Governance and the non governmental sector

The war and its woes aside, recent events have highlighted the issue of governance in the non-state sector. There has been the Interim Report of the Parliamentary Select Committee on Non-Governmental Organisations (NGOs), the resignation of a leading media rights activist from the Centre for PolicyAlternatives on account of anomalies in a financial transaction for which he was responsible and the Golden Key fiasco with the Central Bank now handing over Seylan Bank to the Bank of Ceylon. The Golden Key fiasco or should one say scandal is said to run into some Rs. 25 billion..

At the heart of the first and third issues cited above is that of regulation, transparency and accountability. In all three cases there can be no categorical denial that greed too has played its part and even on the part of those who are and claim to be victims.

The shenanigans of the regime and of officialdom notwithstanding, civil society too is badly in need of self-reflection and self criticism with regard to putting its own house in order in respect of standard operating procedures of transparency and accountability and most importantly the pivotal issue of ethics.

There are certain fundamentals that need to be integrated into the governance ethos and structure of organisations pertaining to conflict of interest, due diligence and transparency. Furthermore, ends however purportedly noble do not justify means that are patently squalid and shabby.

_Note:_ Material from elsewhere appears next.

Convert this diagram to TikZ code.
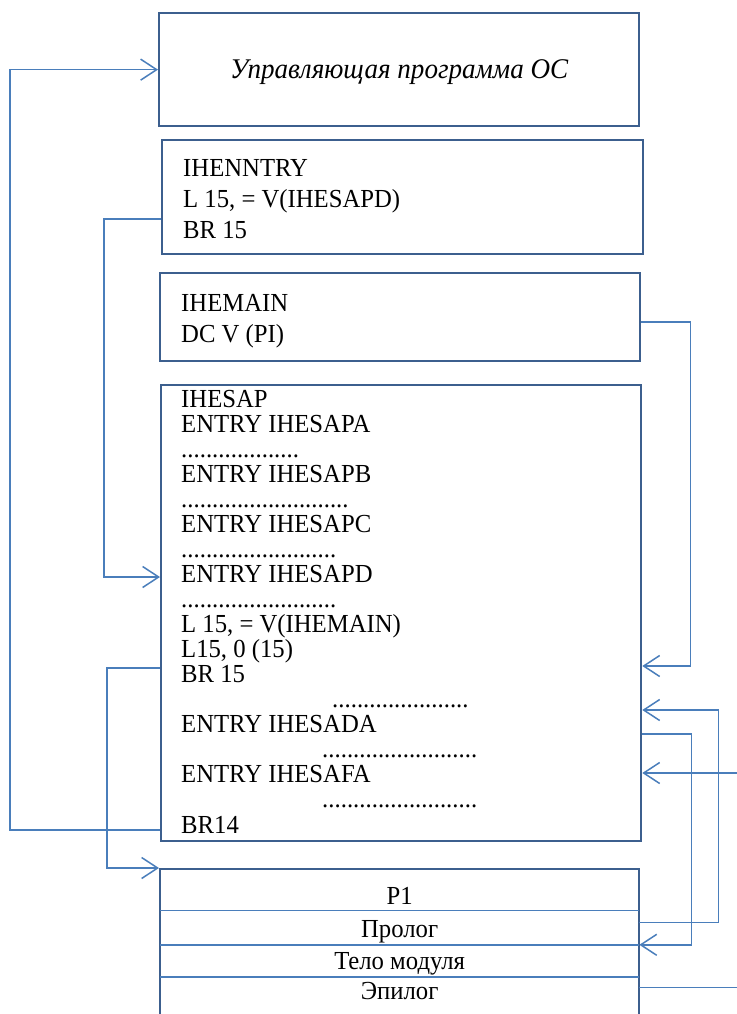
\documentclass[tikz,border=0pt]{standalone}
\usepackage{fontspec}
\setmainfont{Liberation Serif}[FakeStretch=0.95]
\usetikzlibrary{positioning,arrows.meta}
\definecolor{boxblue}{HTML}{3C5F8E}
\definecolor{linkblue}{HTML}{4A7EBB}
\newcommand{\dotrow}[1]{\hbox to #1pt{\leaders\hbox to 6.2pt{\hss.\hss}\hfill}}

\begin{document}
\begin{tikzpicture}[x=1pt,y=-1pt,
    box/.style={draw=boxblue,line width=2.3pt,minimum width=480pt,anchor=north west,inner sep=0pt},
    code/.style={anchor=base west,inner sep=0pt,font=\fontsize{26}{26}\selectfont},
    row/.style={minimum width=479pt,inner sep=0pt,text depth=0pt,font=\fontsize{26}{26}\selectfont},
    link/.style={draw=linkblue,line width=1.5pt},
    tip/.style={-{Straight Barb[length=16pt,width=21pt]}},
    rtip/.style={{Straight Barb[length=16pt,width=21pt]}-},
    divider/.style={draw=linkblue,line width=1.5pt}]
  \useasboundingbox (0,0) rectangle (736,1014);

  % control program
  \node[box,minimum height=113pt] (os) at (158,12) {};
  \node[font=\itshape\fontsize{28.5}{28.5}\selectfont] (ostext) at ([yshift=-2pt]os.center) {Управляющая программа ОС};

  % entry module
  \node[box,minimum width=481pt,minimum height=114pt] (entry) at (161,139) {};
  \node[code] (e1) at (183,176) {IHENNTRY};
  \node[code] (e2) at (183,207) {L 15, = V(IHESAPD)};
  \node[code] (e3) at (183,238) {BR 15};

  % main
  \node[box,minimum height=88pt] (main) at (159,272) {};
  \node[code] (m1) at (181,311) {IHEMAIN};
  \node[code] (m2) at (181,342) {DC V (PI)};

  % IHESAP
  \node[box,minimum height=456pt] (sap) at (160,384) {};
  \foreach \dx/\txt [count=\i from 0] in {
      0/IHESAP,
      0/ENTRY IHESAPA,
      0/\dotrow{118},
      0/ENTRY IHESAPB,
      0/\dotrow{169},
      0/ENTRY IHESAPC,
      0/\dotrow{157},
      0/ENTRY IHESAPD,
      0/\dotrow{157},
      0/{L 15, = V(IHEMAIN)},
      0/{L15, 0 (15)},
      0/BR 15,
      151/\dotrow{137},
      0/ENTRY IHESADA,
      141/\dotrow{156},
      0/ENTRY IHESAFA,
      141/\dotrow{156},
      0/BR14}
    \node[code] (s\i) at ({181+\dx},{407+25.06*\i}) {\txt};

  % P1
  \node[box,minimum width=479pt,minimum height=160pt] (pone) at (159,868) {};
  \node[row,minimum height=42pt,text height=30pt,anchor=north] (pname) at (pone.north) {P1};
  \node[row,minimum height=34pt,text height=20pt,below=0pt of pname] (prolog) {Пролог};
  \node[row,minimum height=32pt,text height=16pt,below=0pt of prolog] (body) {Тело модуля};
  \node[row,minimum height=30pt,text height=14pt,below=0pt of body] (epilog) {Эпилог};
  \draw[divider] (pname.south west) -- (pname.south east);
  \draw[divider] (prolog.south west) -- (prolog.south east);
  \draw[divider] (body.south west) -- (body.south east);

  % connectors left
  \draw[link,tip] ([yshift=-446pt]sap.north west) -- ++(-150,0) |- (os.west);
  \draw[link,tip] ([yshift=-80pt]entry.north west) -- ++(-57,0) |- ([yshift=-193pt]sap.north west);
  \draw[link,tip] ([yshift=-284pt]sap.north west) -- ++(-53,0) |- (pone.north west);

  % connectors right
  \draw[link,tip] ([yshift=-50pt]main.north east) -- ++(49,0) |- ([yshift=-282pt]sap.north east);
  \draw[link,tip] ([yshift=5pt]prolog.east) -- ++(79,0) |- ([yshift=-326pt]sap.north east);
  \draw[link,tip] ([yshift=-350pt]sap.north east) -- ++(49,0) |- (prolog.south east);
  \draw[link,rtip] ([yshift=-389pt]sap.north east) -- ++(100,0);
  \draw[link] ([yshift=5pt]epilog.east) -- ++(100,0);
\end{tikzpicture}
\end{document}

The ways that the current messes are resolved are therefore of the utmost importance in restoring adherence to basic principles of governance. Nothing less than democracy and public trust and confidence are at stake. Dissent will lack credibility if it is tainted with graft and the ideal of a share and property owning democracy will be fatally compromised if financial institutions are seen as rackets for the rich at the expense of the average citizen.

Right to information

The Parliamentary Select Committee seems to have misunderstood this when dealing with one of the sectors involved – NGOs and INGOs. The issue is not one that demands new laws per se, but rather the proper implementation of existing laws dealing with transparency and accountability.

The new law that is needed is that providing for a Right to Information, and here it is not just non-transparent NGOs that will be made uncomfortable but non-transparent governments that will have to pay the political and electoral costs for systematic plunder, loot and mismanagement of the common wealth.

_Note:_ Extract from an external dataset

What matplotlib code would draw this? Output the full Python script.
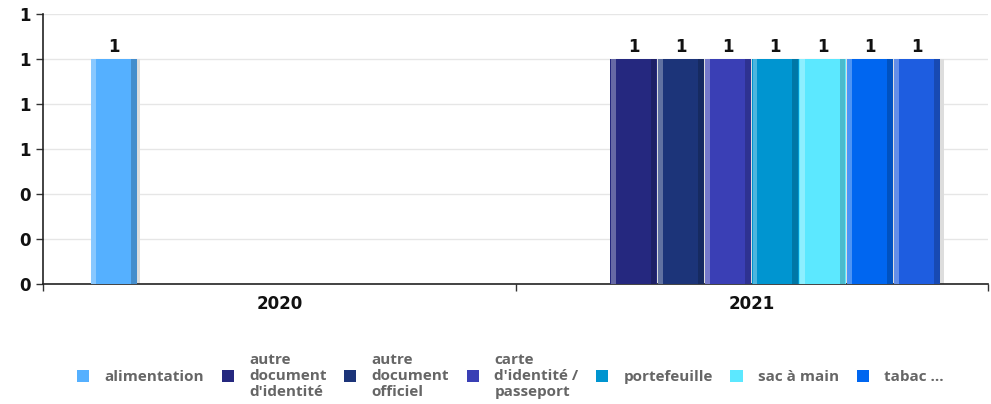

Fatally blinded by political bias and populist stereotyping – its list of consultants read in the main like the politburo of the NMAT or Hela Urumaya — it went on a witch hunt and reached a pre ordained conclusion that strikes at the heart of the freedom of association provisions of the International Convention on Civil and Political Rights (ICCPR) – one of the international human rights instruments, the effective implementation of which is one of the subjects of the EU GSP+ investigation.

The Select Committee seems genuinely confused between INGOs and NGOs and is of the opinion that they must merely be service providers for the regime in power.

Stanlist logic

Accordingly, anything defined as being outside the narrow perspective and parameter of the Mahinda Chinthanaya, is classified as suspect and subversive. The cruel and corrupting extension of this Stalinist logic is the Tissainayagam case where the journalist Tissainayagam is accused of amongst other things, of bringing the government into disrepute — precisely what, in a functioning democracy, one would have thought journalists are duty bound to do, when there are the grounds for doing so.

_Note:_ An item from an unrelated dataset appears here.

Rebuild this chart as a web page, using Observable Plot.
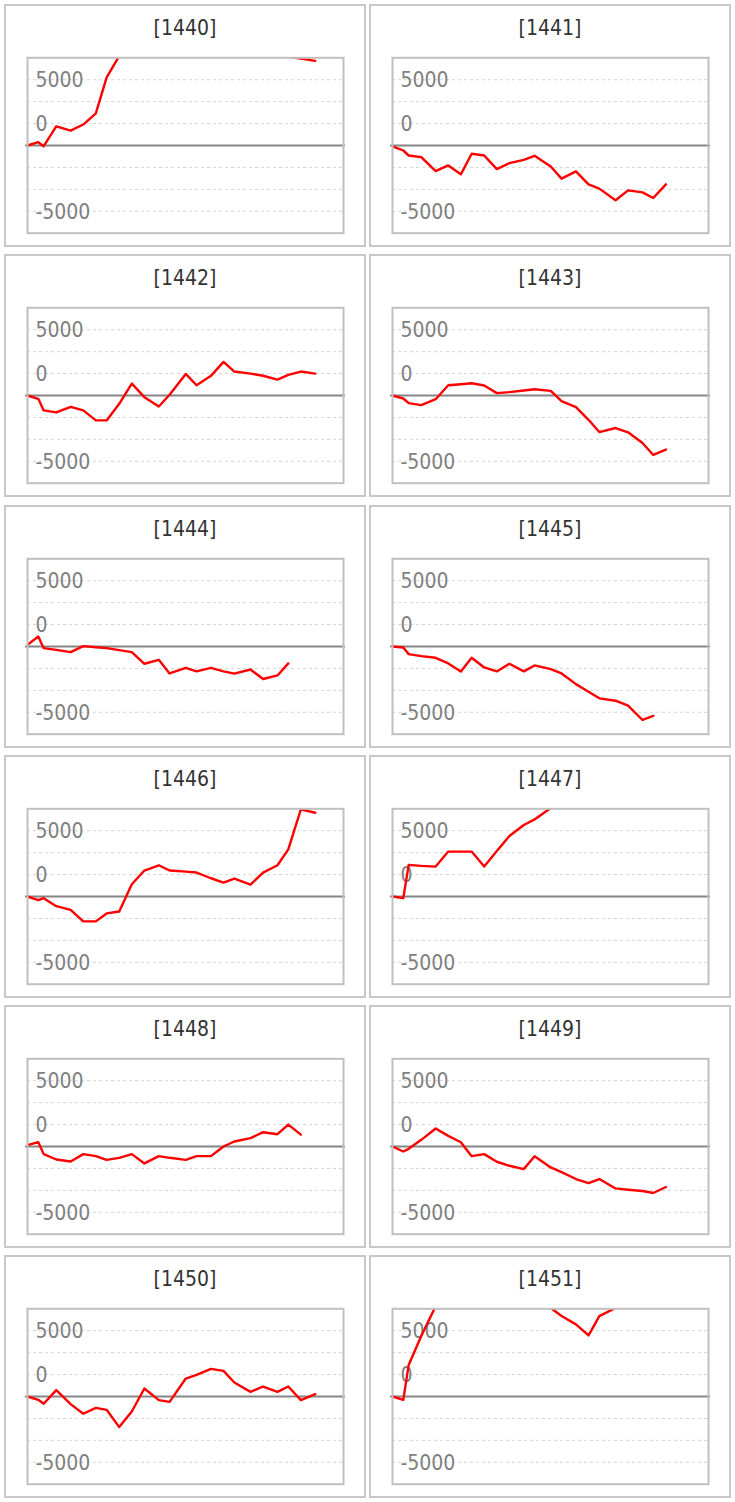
<!DOCTYPE html>
<html><head><meta charset="utf-8">
<script src="https://cdn.jsdelivr.net/npm/d3@7"></script>
<script src="https://cdn.jsdelivr.net/npm/@observablehq/plot@0.6"></script>
<style>
body{margin:0;background:#fff;}
#grid{display:grid;grid-template-columns:362px 362px;column-gap:3px;row-gap:7.3px;padding:4px 0 0 4px;}
.panel{box-sizing:border-box;width:362px;height:243px;border:2px solid #c8c8c8;background:#fff;}
.title{height:40px;line-height:44px;text-align:center;font-family:"DejaVu Sans Condensed","DejaVu Sans",sans-serif;font-stretch:condensed;font-size:21px;color:#333;}
svg{display:block}
</style></head><body><div id="grid"></div><script>
// shared x positions (days from first observation)
const days = [0, 6, 9, 16, 24, 31, 38, 44, 51, 58, 65, 73, 79, 88, 94, 102, 109, 115, 124, 131, 139, 145, 152, 160];
const dayDomain = [0, 175.7];
const yDomain = [-10000, 10000];
const gridValues = [-7500, -5000, -2500, 2500, 5000, 7500];
const tickValues = [7500, 2500, -7500];
const tickLabels = ["5000", "0", "-5000"];
const titles = ["[1440]","[1441]","[1442]","[1443]","[1444]","[1445]","[1446]","[1447]","[1448]","[1449]","[1450]","[1451]"];

const s1440 = [0, 380, -80, 2190, 1700, 2390, 3670, 7760, 10200, 11000, 12000, 12500, 13000, 12500, 13000, 12000, 12500, 11500, 11000, 10700, 10400, 10100, 9900, 9650];
const s1441 = [-100, -570, -1140, -1330, -2920, -2270, -3290, -940, -1140, -2690, -2010, -1630, -1170, -2390, -3780, -2950, -4430, -4920, -6250, -5110, -5340, -5990, -4430];
const s1442 = [0, -380, -1700, -1930, -1290, -1700, -2840, -2840, -950, 1360, -190, -1250, 80, 2460, 1170, 2240, 3830, 2730, 2500, 2250, 1820, 2350, 2730, 2500];
const s1443 = [0, -340, -870, -1100, -420, 1170, 1290, 1400, 1140, 270, 380, 570, 720, 530, -640, -1330, -2770, -4170, -3710, -4200, -5420, -6780, -6170];
const s1444 = [190, 1140, -190, -380, -640, 40, -80, -190, -420, -640, -1970, -1520, -3070, -2430, -2840, -2430, -2840, -3100, -2620, -3710, -3300, -1930];
const s1445 = [0, -110, -870, -1100, -1290, -1930, -2840, -1290, -2390, -2840, -1970, -2840, -2160, -2580, -3070, -4290, -5150, -5910, -6180, -6750, -8380, -7920];
const s1446 = [0, -420, -190, -1100, -1520, -2840, -2840, -1930, -1710, 1400, 2960, 3560, 2960, 2840, 2730, 2080, 1590, 2050, 1360, 2730, 3560, 5380, 9930, 9550];
const s1447 = [0, -190, 3600, 3490, 3410, 5120, 5120, 5120, 3410, 5190, 6900, 8150, 8790, 10100, 11000];
const s1448 = [150, 490, -870, -1480, -1710, -870, -1100, -1520, -1290, -870, -1930, -1100, -1290, -1520, -1100, -1100, 0, 570, 950, 1630, 1400, 2500, 1360];
const s1449 = [0, -570, -265, 760, 2050, 1210, 490, -1100, -870, -1740, -2200, -2580, -1100, -2390, -2920, -3710, -4170, -3710, -4780, -4930, -5080, -5300, -4620];
const s1450 = [0, -380, -830, 720, -870, -1970, -1290, -1520, -3490, -1710, 910, -420, -610, 2050, 2460, 3150, 2920, 1590, 530, 1140, 530, 1140, -420, 270];
const s1451 = [0, -380, 3600, 6900, 10300, 11500, 12500, 13000, 13500, 13000, 12500, 12000, 11000, 10100, 9170, 8220, 6970, 9170, 10100, 10800];

const series = [s1440, s1441, s1442, s1443, s1444, s1445, s1446, s1447, s1448, s1449, s1450, s1451];
const font = '"DejaVu Sans Condensed","DejaVu Sans",sans-serif';

const grid = document.getElementById("grid");
series.forEach((vals, k) => {
  const panel = document.createElement("div");
  panel.className = "panel";
  const t = document.createElement("div");
  t.className = "title";
  t.textContent = titles[k];
  panel.appendChild(t);
  const pts = vals.map((v, i) => ({day: days[i], value: v}));
  const chart = Plot.plot({
    width: 358, height: 199,
    marginTop: 11.3, marginBottom: 12.3, marginLeft: 21, marginRight: 21,
    x: {domain: dayDomain, axis: null},
    y: {domain: yDomain, axis: null},
    style: {background: "transparent", overflow: "visible", fontFamily: font},
    marks: [
      Plot.ruleY(gridValues, {stroke: "#d4d4d4", strokeDasharray: "3,3", strokeWidth: 1}),
      Plot.ruleY([0], {stroke: "#858585", strokeWidth: 2, insetLeft: -2, insetRight: -2}),
      Plot.text(tickValues, {y: d => d, text: (d, i) => tickLabels[i], frameAnchor: "left", dx: 8, dy: 1, textAnchor: "start", fill: "#7f7f7f", fontSize: 21, fontFamily: font}),
      Plot.line(pts, {x: "day", y: "value", stroke: "#ff0000", strokeWidth: 2.4, clip: true}),
      Plot.frame({stroke: "#c0c0c0", strokeWidth: 2})
    ]
  });
  panel.appendChild(chart);
  grid.appendChild(panel);
});
</script></body></html>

Interestingly, the politicians who signed up to this report seem to have indulged in an inadvertent act of selflessness or sacrifice by subscribing to a definition of NGOs that must surely apply and accordingly restrict the personal and private foundations they have a penchant for establishing in the interests of patronage politics. It reads as:

All organisations formed by an individual or a group of individuals with no state agreement, for the purpose of rendering volunteer service with local and foreign aid, with no expectation of profit but aiming at social security, welfare and development, with a constitution and management system consistent with the domestic legal and policy framework and ethics are defined as voluntary social organisations or non-governmental organisations.

Does this mean that only regime or regime friendly politicians will be able to establish foundations for the distribution of largesse and bounty in the expectation of votes? Did the opposition politicians who signed up read what they were signing up to? Is this really the way in which legislative business is conducted?

NGO commission

Another recommendation appears to be:

NGOs should pay strict attention to national identity, national security, territorial integrity, customs and rituals, values and culture of the country and the commission (the proposed NGO Commission) should compile a set of guidelines restraining NGOs from taking action to destroy or distort them to create a sense of dependant mentality (sic) in the people.

Could this be anything other than a licence for cultural policing? Could a NGO run a campaign against the dowry system, a caste based sangha or discriminatory customary laws?

In order to halt this narrow minded authoritarianism, civil society organisations need to get their act together be it NGOs or corporate bodies. There can be no point in whingeing and whining against regulation if there is no demonstrable evidence of a commitment to self-regulation and a modicum, at least, of self respect.